The body begins to reorganize itself when it is no longer bracing for disappearance. Sleep deepens. Appetite returns. Breath drops lower. The nervous system, no longer scanning for the next shift in closeness, starts to trust its own rhythm again.

Integration looks like choosing fewer conversations that require explanation.
It looks like not rushing to reconnect.
It looks like warmth without availability, openness without pursuit.

It is the moment you stop leaning forward emotionally—and discover you’re still standing.

Somatic integration is not about cutting off love.
It’s about letting love land where the body can actually receive it.

You may notice that desire changes texture.
That attraction without reciprocity loses its charge.
That peace becomes more compelling than intensity.

And slowly, almost imperceptibly, your system learns something new:

Love does not have to be proven.
Closeness does not have to be chased.
Depth does not require self-sacrifice.

What comes next is not dramatic.
It is steady.
It is embodied.
It is yours.

And when love meets you again - it will feel different.

It will arrive.

Closeness Without Continuity vs. Love That Stays

Not all closeness is the same.

Some closeness arrives intensely - quickly, beautifully, convincingly. It feels intimate, alive, even sacred. Conversations deepen fast. Bodies attune. Meaning is implied without being spoken.

And yet, something essential is missing.

There is no continuity.

Closeness without continuity feels warm in the moment but evaporates just as quickly. It does not accumulate. It does not build. Each encounter stands alone, disconnected from the next. Presence is real - but it does not carry forward.

The nervous system senses this long before the mind names it.

The body notices the reset.
The return to zero.
The way yesterday’s closeness offers no reassurance today.

This kind of connection often keeps people oscillating between hope and self-doubt. The mind works overtime to preserve meaning: Maybe this is just how love looks. Maybe depth doesn’t need structure. Maybe I’m asking for too much.

But the body doesn’t debate.
It tightens.
It waits.
It braces.

Love that stays feels different - not louder, not more dramatic, but more organizing. It creates rhythm. It allows the body to settle rather than scan. It doesn’t require recovery time after intimacy.

Continuity shows up in simple, unglamorous ways:

  • Care that doesn’t disappear after closeness

  • Affection that doesn’t require perfect timing

  • Repair that happens without being requested

  • Presence that remains even when things are inconvenient

Love that stays, doesn’t keep proving itself - it demonstrates itself over time.

From a somatic perspective, continuity allows the nervous system to move out of survival modes like anticipation, vigilance, and emotional holding. It replaces “Will this last?” with “I know where I stand.”

And that knowing changes everything.

Closeness without continuity often demands emotional labor: managing expectations, regulating disappointment, translating silence, adjusting desires.
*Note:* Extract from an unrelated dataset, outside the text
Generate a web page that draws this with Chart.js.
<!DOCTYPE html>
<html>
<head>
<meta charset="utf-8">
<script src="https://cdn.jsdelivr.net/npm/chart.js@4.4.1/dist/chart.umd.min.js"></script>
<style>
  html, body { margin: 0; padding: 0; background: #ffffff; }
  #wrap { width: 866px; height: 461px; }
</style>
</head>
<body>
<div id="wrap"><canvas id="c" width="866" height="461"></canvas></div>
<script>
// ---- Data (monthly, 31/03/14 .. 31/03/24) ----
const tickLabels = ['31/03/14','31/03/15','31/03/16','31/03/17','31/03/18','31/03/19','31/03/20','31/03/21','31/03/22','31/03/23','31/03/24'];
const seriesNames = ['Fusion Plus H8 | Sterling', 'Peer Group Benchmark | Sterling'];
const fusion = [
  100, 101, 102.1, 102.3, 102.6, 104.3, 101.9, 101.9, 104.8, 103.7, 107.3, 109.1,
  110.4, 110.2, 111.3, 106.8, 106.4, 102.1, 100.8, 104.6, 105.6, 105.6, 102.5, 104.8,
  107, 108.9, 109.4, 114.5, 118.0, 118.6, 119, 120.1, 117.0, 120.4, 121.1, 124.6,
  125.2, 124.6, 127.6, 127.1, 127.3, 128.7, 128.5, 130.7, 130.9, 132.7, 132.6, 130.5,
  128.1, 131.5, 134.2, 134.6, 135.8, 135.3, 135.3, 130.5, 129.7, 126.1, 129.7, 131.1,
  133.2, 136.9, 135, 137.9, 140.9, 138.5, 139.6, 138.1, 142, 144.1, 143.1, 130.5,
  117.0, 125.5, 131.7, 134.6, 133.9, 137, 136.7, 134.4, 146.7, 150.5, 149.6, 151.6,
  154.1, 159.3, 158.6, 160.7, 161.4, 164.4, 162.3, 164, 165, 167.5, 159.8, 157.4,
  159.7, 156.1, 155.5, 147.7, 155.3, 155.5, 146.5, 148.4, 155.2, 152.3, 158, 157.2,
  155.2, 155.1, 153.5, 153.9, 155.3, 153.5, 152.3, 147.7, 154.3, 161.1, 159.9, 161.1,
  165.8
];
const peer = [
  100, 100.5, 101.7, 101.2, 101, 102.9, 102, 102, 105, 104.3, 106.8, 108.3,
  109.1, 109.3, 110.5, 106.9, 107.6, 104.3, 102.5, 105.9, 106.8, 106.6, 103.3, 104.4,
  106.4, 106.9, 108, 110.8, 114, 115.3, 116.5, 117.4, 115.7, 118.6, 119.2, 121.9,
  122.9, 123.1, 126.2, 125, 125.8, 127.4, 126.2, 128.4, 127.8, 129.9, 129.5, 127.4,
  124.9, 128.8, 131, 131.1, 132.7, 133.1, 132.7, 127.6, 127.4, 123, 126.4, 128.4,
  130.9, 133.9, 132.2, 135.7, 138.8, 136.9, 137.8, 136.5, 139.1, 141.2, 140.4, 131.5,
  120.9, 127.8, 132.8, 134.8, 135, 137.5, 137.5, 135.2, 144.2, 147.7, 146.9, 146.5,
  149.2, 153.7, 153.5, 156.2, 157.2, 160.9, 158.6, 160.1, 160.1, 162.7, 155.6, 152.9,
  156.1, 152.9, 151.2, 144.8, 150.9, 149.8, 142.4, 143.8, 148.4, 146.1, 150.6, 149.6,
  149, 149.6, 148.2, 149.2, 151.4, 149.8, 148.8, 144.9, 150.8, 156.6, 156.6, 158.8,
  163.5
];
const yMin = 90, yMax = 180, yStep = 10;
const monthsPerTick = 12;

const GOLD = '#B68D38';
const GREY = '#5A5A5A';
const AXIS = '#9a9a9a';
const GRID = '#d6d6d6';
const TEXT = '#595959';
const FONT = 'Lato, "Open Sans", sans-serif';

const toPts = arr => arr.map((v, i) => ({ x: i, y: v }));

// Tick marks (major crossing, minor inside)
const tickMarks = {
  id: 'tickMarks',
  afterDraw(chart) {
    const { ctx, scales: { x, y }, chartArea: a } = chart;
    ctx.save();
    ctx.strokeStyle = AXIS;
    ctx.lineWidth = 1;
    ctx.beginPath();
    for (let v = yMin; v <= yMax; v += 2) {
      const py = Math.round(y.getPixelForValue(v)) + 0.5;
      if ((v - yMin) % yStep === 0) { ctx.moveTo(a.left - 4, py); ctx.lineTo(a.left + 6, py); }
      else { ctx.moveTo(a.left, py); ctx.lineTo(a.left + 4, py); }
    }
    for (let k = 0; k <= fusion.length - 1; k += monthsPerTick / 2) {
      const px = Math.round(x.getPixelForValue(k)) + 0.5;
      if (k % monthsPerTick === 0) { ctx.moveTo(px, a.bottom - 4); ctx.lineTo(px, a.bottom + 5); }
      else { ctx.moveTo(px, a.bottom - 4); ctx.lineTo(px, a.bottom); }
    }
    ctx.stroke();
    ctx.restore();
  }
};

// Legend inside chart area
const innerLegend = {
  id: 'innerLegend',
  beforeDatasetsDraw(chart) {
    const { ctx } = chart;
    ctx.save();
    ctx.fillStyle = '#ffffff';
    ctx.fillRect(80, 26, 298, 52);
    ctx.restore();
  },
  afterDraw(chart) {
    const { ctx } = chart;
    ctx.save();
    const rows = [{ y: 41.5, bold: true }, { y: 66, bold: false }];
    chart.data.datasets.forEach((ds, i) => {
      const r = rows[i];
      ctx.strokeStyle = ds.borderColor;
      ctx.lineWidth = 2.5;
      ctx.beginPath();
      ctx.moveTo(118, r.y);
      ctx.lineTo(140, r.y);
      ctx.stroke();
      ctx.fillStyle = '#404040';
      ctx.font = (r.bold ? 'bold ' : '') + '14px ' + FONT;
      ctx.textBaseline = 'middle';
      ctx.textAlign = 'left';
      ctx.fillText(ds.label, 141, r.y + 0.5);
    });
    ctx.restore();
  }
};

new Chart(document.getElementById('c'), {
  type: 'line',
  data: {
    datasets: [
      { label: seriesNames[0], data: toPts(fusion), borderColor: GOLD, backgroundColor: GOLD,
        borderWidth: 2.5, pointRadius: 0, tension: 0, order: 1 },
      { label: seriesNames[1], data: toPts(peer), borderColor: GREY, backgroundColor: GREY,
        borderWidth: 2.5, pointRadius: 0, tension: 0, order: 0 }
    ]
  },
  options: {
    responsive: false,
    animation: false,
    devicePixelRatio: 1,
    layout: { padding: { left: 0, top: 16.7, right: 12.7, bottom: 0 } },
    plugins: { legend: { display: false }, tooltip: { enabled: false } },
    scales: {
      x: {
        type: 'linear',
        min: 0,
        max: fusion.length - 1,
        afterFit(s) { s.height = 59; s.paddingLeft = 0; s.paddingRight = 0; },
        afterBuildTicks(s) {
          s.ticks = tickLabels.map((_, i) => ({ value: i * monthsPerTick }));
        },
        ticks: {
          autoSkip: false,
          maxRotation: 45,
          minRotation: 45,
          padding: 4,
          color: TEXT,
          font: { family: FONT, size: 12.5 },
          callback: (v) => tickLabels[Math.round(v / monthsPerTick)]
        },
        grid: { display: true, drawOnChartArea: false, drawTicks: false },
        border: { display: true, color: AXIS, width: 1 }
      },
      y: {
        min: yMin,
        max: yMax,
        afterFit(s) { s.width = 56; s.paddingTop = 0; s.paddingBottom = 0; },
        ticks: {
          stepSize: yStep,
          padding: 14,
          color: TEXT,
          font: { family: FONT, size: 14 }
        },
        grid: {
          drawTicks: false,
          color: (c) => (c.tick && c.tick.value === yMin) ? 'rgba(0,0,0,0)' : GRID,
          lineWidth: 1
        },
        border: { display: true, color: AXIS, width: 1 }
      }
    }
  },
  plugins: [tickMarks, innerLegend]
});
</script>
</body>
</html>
It trains the body to remain adaptable at its own expense.

Love that stays does not require that kind of flexibility. It meets you where you are, again and again, without renegotiating your worth.

This is not about perfection.
This is not about certainty.

It is about COHERENCE.

When love is coherent, the body doesn’t split between pleasure and pain, intimacy and fear. The system no longer needs to override signals to maintain connection. Desire becomes calmer. Attachment becomes safer. Joy becomes sustainable.

The spiritual lesson here is subtle but profound:

Love is not measured by intensity - it is measured by how much of yourself you get to keep.

And when you begin to honor continuity, something shifts quietly but decisively. You stop investing in moments that don’t accumulate. You stop mistaking chemistry for capacity. You stop calling endurance devotion.

What remains is not less love - but truer love.

Love that stays, doesn’t rush.
It does not vanish.
It does not require you to disappear to remain connected.

It arrives slowly - and then it remains.